12 may 2014

EL CÓCTEL LETAL por Ronald Gamarra

La barbarie que representa la pena de muerte quedó patente, una vez más, con la ejecución del reo Clayton Lockett el 29 de abril en la prisión de McAlester, en Oklahoma, donde se aplica la pena de muerte mediante la inyección letal. El procedimiento dejó a las claras la realidad de una larga y penosa agonía para el reo, en contradicción flagrante con la rapidez, mínimo sufrimiento y ausencia de crueldad física que aseguran los que defienden la pena de muerte mediante este método. 

El método de la inyección letal en realidad es un “cóctel” que comprende la aplicación sucesiva de tres drogas: un psicotrópico potente que sirve para dormir al reo, bromuro de vecuronio que detiene la respiración y cloruro potásico que paraliza el corazón. Teóricamente, la rutina no debe demorar más de unos siete minutos en provocar la muerte.

Antes de la aplicación del cóctel, por cierto, hay todo un ritual, que hemos visto representado muy fielmente en la película “Dead man walking”, que incluye la marcha del reo hacia la cámara de ejecución; el sujetarlo a una camilla con ligaduras que maniatan su cuerpo y sus extremidades, salvo la cabeza; el elevar la camilla para presentarlo a los testigos de la ejecución (entre ellos, los familiares de la víctima del reo y los familiares del propio reo, abogados, funcionarios, periodistas).
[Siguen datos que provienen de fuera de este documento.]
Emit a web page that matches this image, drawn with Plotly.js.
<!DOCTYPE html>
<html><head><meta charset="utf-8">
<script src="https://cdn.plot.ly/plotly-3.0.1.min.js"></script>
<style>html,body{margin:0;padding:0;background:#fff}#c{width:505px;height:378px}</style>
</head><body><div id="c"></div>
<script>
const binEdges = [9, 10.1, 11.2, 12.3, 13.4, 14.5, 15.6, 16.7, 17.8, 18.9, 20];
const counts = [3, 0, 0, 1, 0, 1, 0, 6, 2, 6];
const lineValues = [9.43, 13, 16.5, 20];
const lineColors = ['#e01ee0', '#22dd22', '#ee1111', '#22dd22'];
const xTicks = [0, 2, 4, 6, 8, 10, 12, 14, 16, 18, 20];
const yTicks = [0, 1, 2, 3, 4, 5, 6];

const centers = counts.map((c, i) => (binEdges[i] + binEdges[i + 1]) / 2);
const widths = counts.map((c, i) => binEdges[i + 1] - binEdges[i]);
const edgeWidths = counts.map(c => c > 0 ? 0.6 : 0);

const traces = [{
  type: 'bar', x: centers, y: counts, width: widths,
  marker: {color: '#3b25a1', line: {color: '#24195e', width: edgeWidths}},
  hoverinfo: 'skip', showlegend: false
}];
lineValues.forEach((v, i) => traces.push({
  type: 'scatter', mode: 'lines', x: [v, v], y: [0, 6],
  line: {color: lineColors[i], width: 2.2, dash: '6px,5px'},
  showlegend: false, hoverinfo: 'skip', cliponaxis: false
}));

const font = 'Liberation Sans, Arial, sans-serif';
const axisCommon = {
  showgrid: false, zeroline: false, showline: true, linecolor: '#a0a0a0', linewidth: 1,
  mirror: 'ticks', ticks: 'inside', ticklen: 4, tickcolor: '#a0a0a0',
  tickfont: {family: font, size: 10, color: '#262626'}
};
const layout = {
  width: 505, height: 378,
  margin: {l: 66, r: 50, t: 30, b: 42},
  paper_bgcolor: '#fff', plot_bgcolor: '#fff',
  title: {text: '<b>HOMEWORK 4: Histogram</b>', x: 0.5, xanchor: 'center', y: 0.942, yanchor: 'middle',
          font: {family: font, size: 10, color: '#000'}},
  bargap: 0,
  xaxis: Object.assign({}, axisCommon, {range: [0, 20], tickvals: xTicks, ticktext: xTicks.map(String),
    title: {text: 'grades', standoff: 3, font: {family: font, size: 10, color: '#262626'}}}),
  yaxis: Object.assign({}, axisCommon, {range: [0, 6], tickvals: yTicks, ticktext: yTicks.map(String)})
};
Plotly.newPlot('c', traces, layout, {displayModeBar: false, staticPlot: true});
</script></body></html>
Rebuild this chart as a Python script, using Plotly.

A continuación se le da la oportunidad de decir sus últimas palabras. Entonces se vuelve a poner al reo en posición horizontal y se inicia la aplicación de las drogas letales.

En el caso de Lockett, la muerte tardó 43 minutos en llegar y, según testigos, el reo no estaba dormido, sino bastante consciente y se quejaba de dolor con voz débil. Es decir, el anestésico que debía dormirlo no funcionó. Se informa que la droga utilizada es el midazolam, la benzodiazepina de efecto más rápido disponible en el mercado de EEUU. Antes se usaba pentotal sódico o fenobarbital, sustancias de las cuales ya no dispone la administración de prisiones, ante la negativa de los laboratorios europeos, propietarios de las patentes, a vender el producto para empleos diferentes al uso médico.

Luego, cuando los funcionarios encargados de la ejecución notaron que los efectos de las siguientes dos drogas (la que detiene la respiración y la que paraliza el corazón) demoraban demasiado en presentarse, se pusieron a revisar lo que ocurría y se dieron cuenta de que habían introducido mal las agujas y estas se habían desprendido, de manera que las sustancias no habían penetrado a la sangre por la vena, sino que se habían quedado al nivel de la piel o en el exterior.

Entonces consultaron qué hacer al director de la prisión y este ordenó suspender la ejecución. Se anunció esto a los testigos y de inmediato se cerraron las cortinas para que ellos no pudieran seguir observando el desmadre que tenía lugar en la cámara de ejecución. Los últimos 20 minutos sucedieron sin otros testigos que los funcionarios a cargo de la ejecución. Finalmente, el reo murió de un infarto cardiaco.

Esta es la realidad, más allá de la teoría sobre procedimientos de ejecución “limpios e indoloros”. Esta y otras situaciones aún más sanguinarias son la realidad de la pena de muerte, que tantos defienden, como lo hizo el cardenal Cipriani en la época de Fujimori. Pero, claro, para él, estas preocupaciones deben ser apenas una cojudez.

La ONU ha condenado lo ocurrido con el reo Lockett como una acción cruel, inhumana y humillante de la condición humana, y ha pedido al presidente Obama que imponga una moratoria sobre la pena de muerte en su país.
Artículo de Ronald Gamarra Herrera publicado en Diario16 el día domingo 11 de mayo de 2014.